> WORK TO DO
Output the material word for word. Leave each picture out.

>>>

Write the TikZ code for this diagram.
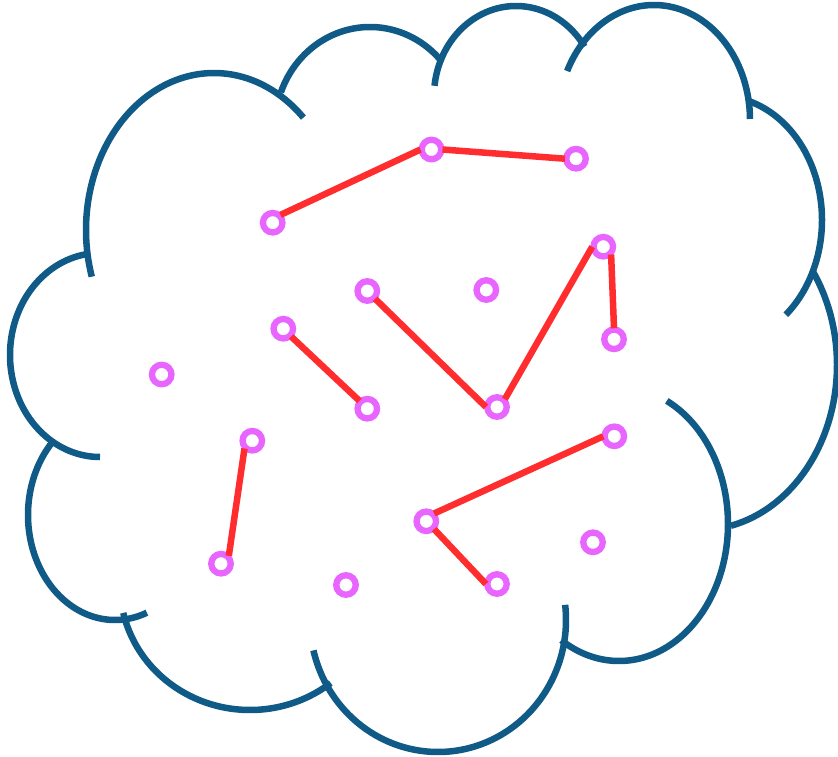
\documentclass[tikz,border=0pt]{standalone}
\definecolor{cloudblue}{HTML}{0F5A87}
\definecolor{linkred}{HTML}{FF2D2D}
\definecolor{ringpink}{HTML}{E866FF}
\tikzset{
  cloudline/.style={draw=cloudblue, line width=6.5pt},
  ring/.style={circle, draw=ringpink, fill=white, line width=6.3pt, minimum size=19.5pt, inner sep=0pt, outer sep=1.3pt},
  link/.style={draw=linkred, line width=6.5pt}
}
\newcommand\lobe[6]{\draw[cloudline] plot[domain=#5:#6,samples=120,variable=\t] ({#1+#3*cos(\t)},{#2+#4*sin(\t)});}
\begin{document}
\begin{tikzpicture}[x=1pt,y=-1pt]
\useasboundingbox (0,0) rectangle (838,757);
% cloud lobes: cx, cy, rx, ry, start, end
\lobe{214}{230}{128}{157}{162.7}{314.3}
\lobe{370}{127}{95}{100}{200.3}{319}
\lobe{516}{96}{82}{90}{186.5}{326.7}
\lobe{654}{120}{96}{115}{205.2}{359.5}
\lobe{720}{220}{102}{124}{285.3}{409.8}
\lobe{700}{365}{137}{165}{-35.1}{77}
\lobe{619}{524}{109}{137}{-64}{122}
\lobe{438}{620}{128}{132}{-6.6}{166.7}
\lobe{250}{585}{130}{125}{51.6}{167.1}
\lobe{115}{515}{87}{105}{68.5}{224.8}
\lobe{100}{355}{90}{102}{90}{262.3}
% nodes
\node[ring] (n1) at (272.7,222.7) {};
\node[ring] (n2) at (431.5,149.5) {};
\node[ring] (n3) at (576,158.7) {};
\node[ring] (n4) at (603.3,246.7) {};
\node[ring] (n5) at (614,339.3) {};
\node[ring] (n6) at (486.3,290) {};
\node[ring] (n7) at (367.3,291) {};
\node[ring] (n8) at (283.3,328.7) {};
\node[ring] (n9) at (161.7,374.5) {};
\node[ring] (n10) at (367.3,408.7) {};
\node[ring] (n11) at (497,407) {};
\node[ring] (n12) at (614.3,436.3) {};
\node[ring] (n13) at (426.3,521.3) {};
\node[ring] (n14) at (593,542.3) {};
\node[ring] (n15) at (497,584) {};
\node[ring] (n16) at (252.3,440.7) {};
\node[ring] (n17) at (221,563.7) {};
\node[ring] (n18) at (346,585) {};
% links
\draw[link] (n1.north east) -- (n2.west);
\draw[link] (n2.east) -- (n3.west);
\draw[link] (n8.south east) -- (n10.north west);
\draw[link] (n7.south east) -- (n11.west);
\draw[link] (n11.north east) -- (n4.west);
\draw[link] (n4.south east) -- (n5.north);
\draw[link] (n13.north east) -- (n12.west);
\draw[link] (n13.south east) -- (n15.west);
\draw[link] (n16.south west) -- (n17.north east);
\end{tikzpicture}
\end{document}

<<<

> THE COMPLETED TASK
Write the TikZ code for this diagram.
\documentclass[tikz,border=0pt]{standalone}
\definecolor{cloudblue}{HTML}{0F5A87}
\definecolor{linkred}{HTML}{FF2D2D}
\definecolor{ringpink}{HTML}{E866FF}
\tikzset{
  cloudline/.style={draw=cloudblue, line width=6.5pt},
  ring/.style={circle, draw=ringpink, fill=white, line width=6.3pt, minimum size=19.5pt, inner sep=0pt, outer sep=1.3pt},
  link/.style={draw=linkred, line width=6.5pt}
}
\newcommand\lobe[6]{\draw[cloudline] plot[domain=#5:#6,samples=120,variable=\t] ({#1+#3*cos(\t)},{#2+#4*sin(\t)});}
\begin{document}
\begin{tikzpicture}[x=1pt,y=-1pt]
\useasboundingbox (0,0) rectangle (838,757);
% cloud lobes: cx, cy, rx, ry, start, end
\lobe{214}{230}{128}{157}{162.7}{314.3}
\lobe{370}{127}{95}{100}{200.3}{319}
\lobe{516}{96}{82}{90}{186.5}{326.7}
\lobe{654}{120}{96}{115}{205.2}{359.5}
\lobe{720}{220}{102}{124}{285.3}{409.8}
\lobe{700}{365}{137}{165}{-35.1}{77}
\lobe{619}{524}{109}{137}{-64}{122}
\lobe{438}{620}{128}{132}{-6.6}{166.7}
\lobe{250}{585}{130}{125}{51.6}{167.1}
\lobe{115}{515}{87}{105}{68.5}{224.8}
\lobe{100}{355}{90}{102}{90}{262.3}
% nodes
\node[ring] (n1) at (272.7,222.7) {};
\node[ring] (n2) at (431.5,149.5) {};
\node[ring] (n3) at (576,158.7) {};
\node[ring] (n4) at (603.3,246.7) {};
\node[ring] (n5) at (614,339.3) {};
\node[ring] (n6) at (486.3,290) {};
\node[ring] (n7) at (367.3,291) {};
\node[ring] (n8) at (283.3,328.7) {};
\node[ring] (n9) at (161.7,374.5) {};
\node[ring] (n10) at (367.3,408.7) {};
\node[ring] (n11) at (497,407) {};
\node[ring] (n12) at (614.3,436.3) {};
\node[ring] (n13) at (426.3,521.3) {};
\node[ring] (n14) at (593,542.3) {};
\node[ring] (n15) at (497,584) {};
\node[ring] (n16) at (252.3,440.7) {};
\node[ring] (n17) at (221,563.7) {};
\node[ring] (n18) at (346,585) {};
% links
\draw[link] (n1.north east) -- (n2.west);
\draw[link] (n2.east) -- (n3.west);
\draw[link] (n8.south east) -- (n10.north west);
\draw[link] (n7.south east) -- (n11.west);
\draw[link] (n11.north east) -- (n4.west);
\draw[link] (n4.south east) -- (n5.north);
\draw[link] (n13.north east) -- (n12.west);
\draw[link] (n13.south east) -- (n15.west);
\draw[link] (n16.south west) -- (n17.north east);
\end{tikzpicture}
\end{document}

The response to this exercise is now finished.